Armed with the telescope, Galileo made numerous keen observations of the skies. For centuries, people had tried to explain away the spots on the Moon in a misguided attempt to preserve celestial perfection. Galileo observed that the amount of shading in these lunar spots varied with its angle to the Sun as if they were indentations. He thus discovered that the lunar surface has mountains and valleys, upending the expectation that celestial bodies had to be flawless. Galileo also proposed the concept of librations, which are slight movements of the Moon relative to the Earth that allow us to see it from different angles.
Galileo was the first person to definitively observe sunspots. Prior attempts dismissed the spots as a transit of Mercury. The major obstacle to overcome was being able to observe the sun without eye damage, which Galileo circumvented by observing the Sun through a telescope. He shared his observations of sunspots in 1911 but had a long feud with Christoph Scheiner over the explanation of the black spots. Scheiner claimed that there were objects with orbits very close to the Sun that were only visible at inferior conjunction. The debate was settled by David Fabricius, who showed that they were sunspots, not orbiting bodies.
Galileo was the first person to observe Jupiter’s four largest moons. He initially noticed what looked like 3 fixed stars in a line next to Jupiter, but after multiple sessions, it became clear that there were actually 4 objects and they were orbiting Jupiter. This discovery gave credence to the Copernican, heliocentric view: since Jupiter’s moons are not orbiting the Earth, Earth cannot be the center of all celestial motion.
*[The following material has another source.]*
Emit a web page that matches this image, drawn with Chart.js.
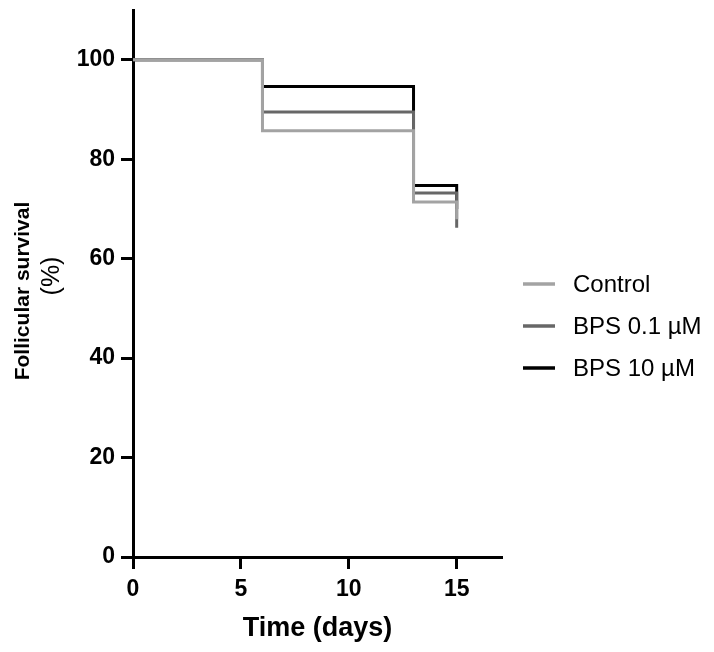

Galileo was the first to observe the rings of Saturn. At first, he thought he was observing a tri-star formation, with two ancillary stars on either side of Saturn. However, he later observed that the lateral stars disappeared, a stymying realization. Not until 1858 did James Maxwell publish a mathematical analysis of these “stars” and show that they were rings made of many minuscule particles.
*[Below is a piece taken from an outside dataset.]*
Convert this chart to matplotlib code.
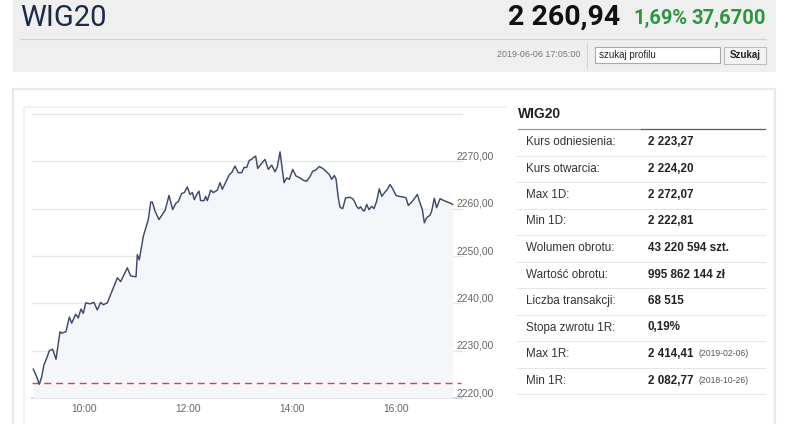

Galileo’s importance to the field of astronomy is inestimable. Modifying the telescope gave him the superior accuracy necessary to observe the rough lunar surface, sunspots, Jupiter’s moons, and Saturn’s rings.


Works Cited
1. "Galilei, Galileo (1564-1642)." World of Earth Science. Ed. K. Lee Lerner and Brenda Wilmoth Lerner. Vol. 1. Detroit: Gale, 2003. 243-245. Gale Virtual Reference Library. Web. 1 Oct. 2010.
2. "Galileo Galilei." Wikipedia, the Free Encyclopedia. Web. 11 Oct. 2010. <http://en.wikipedia.org/wiki/Galileo_Galilei>.
3. Hightower, Paul. Galileo: Astronomer and Physicist. Springfield, NJ, USA: Enslow, 1997. Print.